FASTag is a radio-frequency identification (RFID) technology introduced by the Ministry of Road Transport and Highways (MoRTH) in October 2017. Ideally the RFID reader at the booth reads the chip attached to the vehicle and automatically deducts the amount from the payments account linked to the chip.

Sounds perfect, doesn’t it? But the reality isn’t. In some cases, the chip reader fails. If it is the failure of the infrastructure, rules state that the driver should be let off. However, drivers complain of being charged double the toll fee, which is the fine mandated for when they don’t have the FASTag chip. They are being penalised for no fault of theirs. Toll-booth operators aren’t happy with the technology too, since they could lose their jobs to this automated alternative.

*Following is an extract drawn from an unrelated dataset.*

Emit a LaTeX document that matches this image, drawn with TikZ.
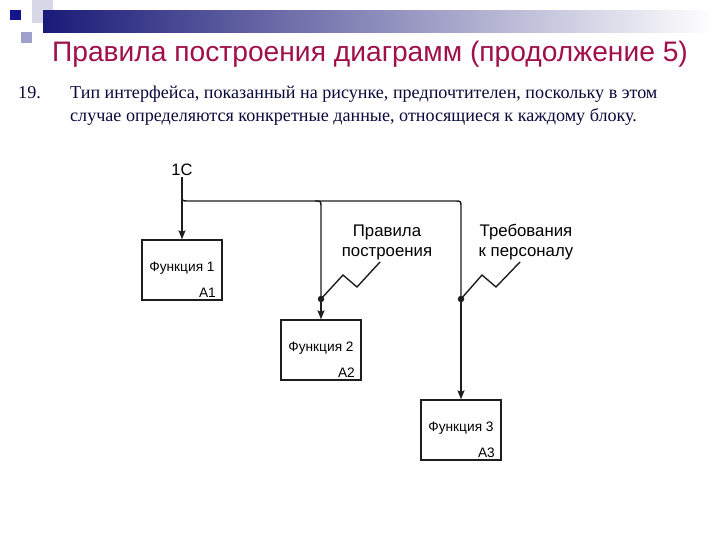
\documentclass[tikz,border=0pt]{standalone}
\usepackage{fontspec}
\setmainfont{Liberation Serif}
\setsansfont{Liberation Sans}
\usetikzlibrary{arrows.meta}
\definecolor{titlecol}{RGB}{160,16,74}
\definecolor{bodycol}{RGB}{10,10,60}
\definecolor{barnavy}{RGB}{26,26,120}
\definecolor{sqdark}{RGB}{20,20,140}
\definecolor{sqlav}{RGB}{160,160,205}
\definecolor{sqpale}{RGB}{215,215,232}
\definecolor{linecol}{RGB}{30,30,30}
\tikzset{
  fbox/.style={draw=linecol, line width=1.2pt, minimum width=80pt, minimum height=60pt, inner sep=0pt},
  boxtext/.style={font=\sffamily\fontsize{13.7}{16}\selectfont, text=black},
  lbl/.style={font=\sffamily\fontsize{16.8}{20}\selectfont, align=center, text=black},
  conn/.style={draw=linecol, line width=1.4pt},
  arr/.style={conn, -{Stealth[length=9pt,width=7pt,inset=1.5pt]}},
  jdot/.style={circle, fill=linecol, inner sep=0pt, minimum size=6.5pt},
}
\begin{document}
\begin{tikzpicture}[x=1pt,y=-1pt]
\useasboundingbox (0,0) rectangle (720,540);
\fill[white] (0,0) rectangle (720,540);
% header decoration
\fill[sqpale] (32,0) rectangle (53,23);
\shade[left color=barnavy, right color=white] (43,11) rectangle (712,33);
\fill[sqlav] (21,32) rectangle (32,43);
\fill[sqdark] (10,10) rectangle (21,20);
% title
\node[anchor=base, text=titlecol, font=\sffamily\fontsize{28.2}{32}\selectfont, inner sep=0pt] (title) at (370,62) {Правила построения диаграмм (продолжение 5)};
% body paragraph
\node[anchor=base west, text=bodycol, font=\fontsize{18.1}{21}\selectfont, inner sep=0pt] (num) at (18,99) {19.};
\node[anchor=base west, text=bodycol, font=\fontsize{18.1}{21}\selectfont, inner sep=0pt] (line1) at (70,99) {Тип интерфейса, показанный на рисунке, предпочтителен, поскольку в этом};
\node[anchor=base west, text=bodycol, font=\fontsize{18.1}{21}\selectfont, inner sep=0pt] (line2) at (70,122) {случае определяются конкретные данные, относящиеся к каждому блоку.};
% boxes
\node[fbox] (f1) at (182,270) {};
\node[fbox] (f2) at (321,350) {};
\node[fbox] (f3) at (461,430) {};
\node[boxtext, anchor=base] (t1) at (182,271) {Функция 1};
\node[boxtext, anchor=base east, inner sep=0pt] (a1) at (216,297) {А1};
\node[boxtext, anchor=base] (t2) at (321,351) {Функция 2};
\node[boxtext, anchor=base east, inner sep=0pt] (a2) at (355,377) {А2};
\node[boxtext, anchor=base] (t3) at (461,431) {Функция 3};
\node[boxtext, anchor=base east, inner sep=0pt] (a3) at (495,457) {А3};
% labels
\node[font=\sffamily\fontsize{16.5}{18}\selectfont, inner sep=1pt] (c1) at (182,170) {1C};
\node[lbl] (l1) at (387,242) {Правила\\построения};
\node[lbl] (l2) at (526,242) {Требования\\к персоналу};
% junction points
\coordinate (j0) at (182,201);
\coordinate (j1) at (321,201);
\coordinate (j2) at (461,201);
\node[jdot] (d1) at (321,299) {};
\node[jdot] (d2) at (461,299) {};
\coordinate (s1) at (380,262);
\coordinate (s2) at (520,262);
% connectors
\draw[arr] (c1.south) -- (f1.north);
\draw[conn] ([yshift=6pt]j0) .. controls (j0) .. ([xshift=6pt]j0) -- ([xshift=-6pt]j2) .. controls (j2) .. ([yshift=-6pt]j2) -- (d2.center);
\draw[conn] ([xshift=-6pt]j1) .. controls (j1) .. ([yshift=-6pt]j1) -- (d1.center);
\draw[arr] (d1.center) -- (f2.north);
\draw[arr] (d2.center) -- (f3.north);
\draw[conn, line join=miter] (d1.center) -- (343,275) -- (357,287) -- (s1);
\draw[conn, line join=miter] (d2.center) -- (482,275) -- (496,287) -- (s2);
\end{tikzpicture}
\end{document}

A Moneylife report shared the data given by MoRTH, for the January 25-31 week this year. According to the report, MoRTH’s toll free number, 1033, received 8,324 complaints about FASTag and toll plazas. Out of this, 2,459 were about a vehicle not being able to pass through a toll plaza during an emergency. In non-emergency situations, 16% or 1,349 complaints were about double payments, which is a driver paying by cash and then seeing a deduction from his/her FASTag account; 50% of these complaints remained unresolved. Also, there were 996 complaints on FASTag deduction without consent or travel, and only about 30% of these were closed.

As India inches towards a cashless economy, we need to make sure that poorly thought out or implemented solutions do not make its citizens ‘cashless’.